The New Input Output : Civic Wrangling

Take a look at the photo below, and think about any and every .gov, placing /developers at the end of the URL.

police.gov/developers
fcc.gov/developers
utah.us/developers
fema.gov/developers

Beyond "developers", imagine /wiki, /blog, or Youtube channels ( which allow comments and video response, which makes it as much an input as an output).

Over at whitehouse.gov/blog/ Macon Philips, Director of New Media, writes : "One significant addition to WhiteHouse.gov reflects a campaign promise from the President: we will publish all non-emergency legislation to the website for five days, and allow the public to review and comment before the President signs it."

Listen up: Government for the people, by the people has lept from a well wishing aspiration to something we can truly wrangle with. By wrangle I mean Bruce Sterling's vision:

"Wranglers are the class of people willing to hassle with Spimes. And it is a hassle. An enormous hassle. But its a fruitful hassle. It is the work of progress. Handled correctly, it can undo the harm of the past and enhance what is to come."

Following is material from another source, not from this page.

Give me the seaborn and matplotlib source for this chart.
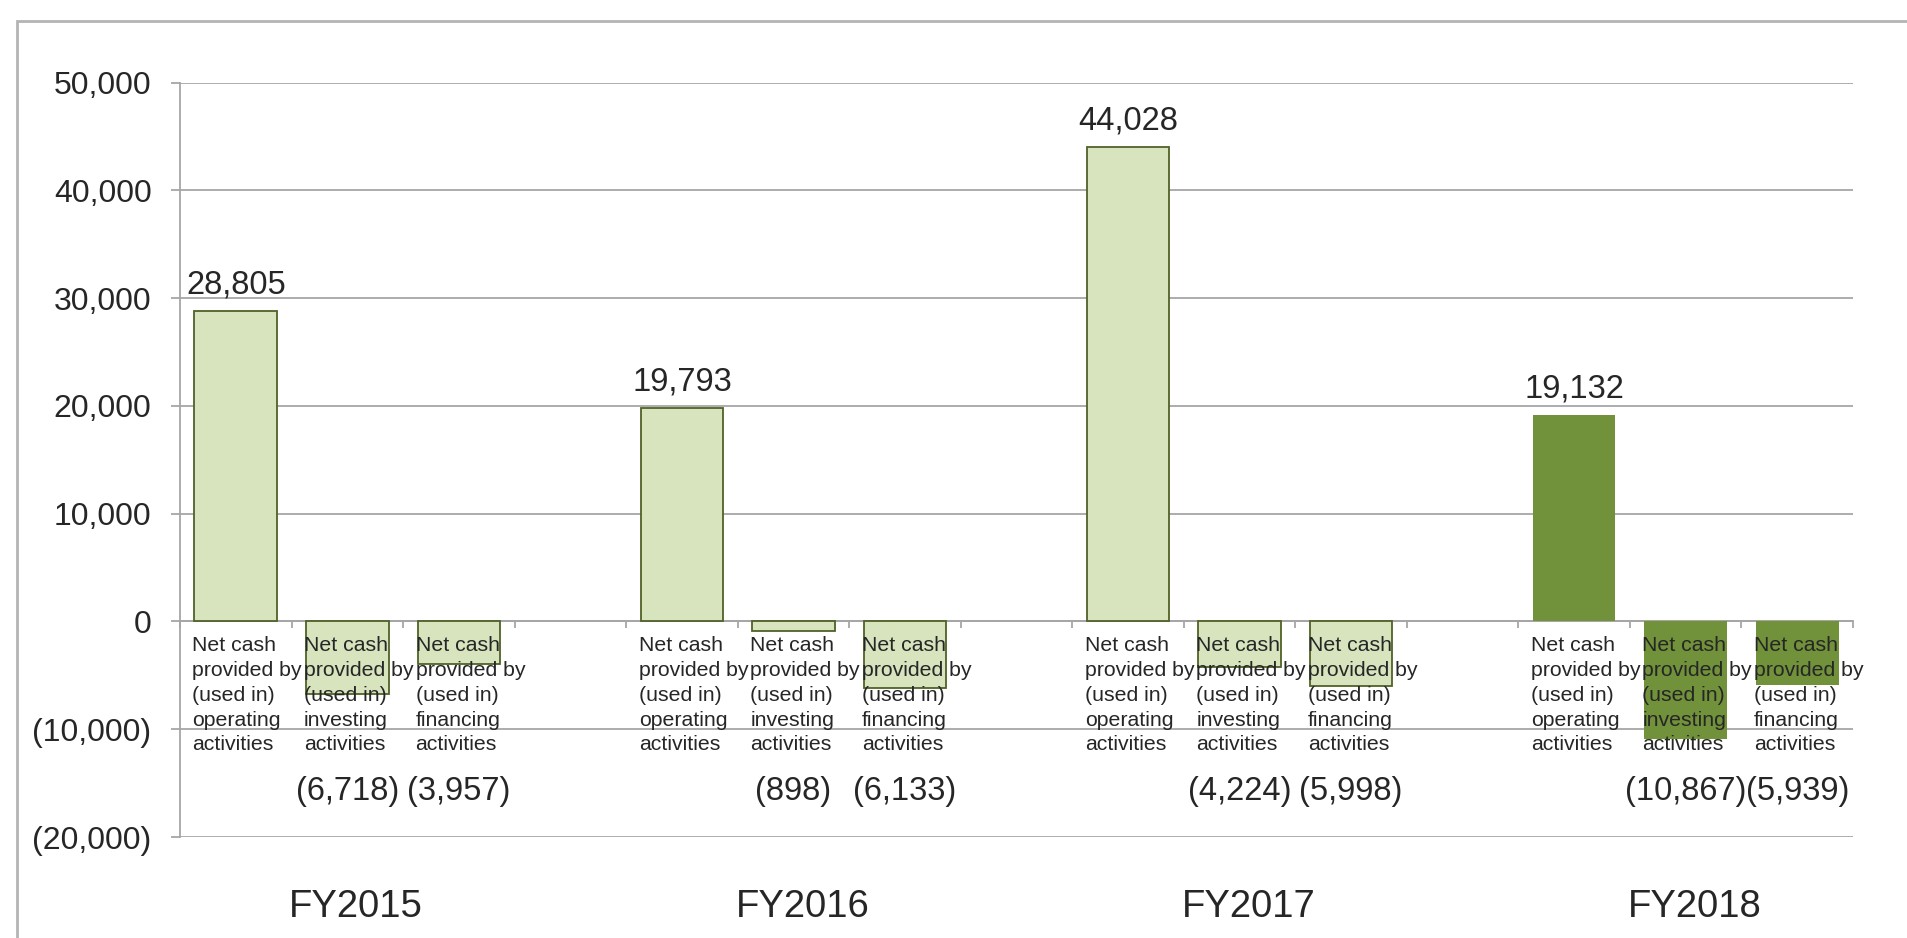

--When Blobjects Rule the Earth/SIGGRAPH, Los Angeles, August 2004

I know a kind of people that dislike "fruitful hassle" -they are the people who shy away from learning something new, understanding the complex, working, and delayed gratification. But these kinds of people are rare. More prevalent is the little bits of this in everyone, or simply life circumstances that make civic wrangling difficult. Time to grow up. All good things, all real things, have a learning curve and require a commitment of time.

I would like to note the passing of a certain social thesis to the dustbin of history. In Better Together -Restoring American Community one chapter focused on Craigslist and asked if online community enhanced/enabled social capital. The authors disqualified online civic activity as a positive.

Bye Bye "Better Together", and every academic or NGO activist invested in opposing online civic activism. Bye, wave bye now, c-ya, bye, bye bye.

While mentioning those being left as the train of progress, power and glory leaves the station, I must mention the significant number of anti-computer/anti-internet students I attended college with at Evergreen State College. I especially remember one guy at my last house party in Olympia. He was extremely proud he did not know a single thing about using a computer. A girl in the room was charged with pride of association while say "yeah, he doesn't know how to type in one, what to do at all with one". These kids were usually from higher end middle-class families, raised on the values of 60's counterculture, and were taking the values to a Luddite extreme. I was one of the hot-dog computer science students on campus, often considered uncool or undermining the political revolution by my use of technology.

My government just abandoned those kids. My government just adopted the way I communicate. The Luddite end of the Left lost, and I won. We won.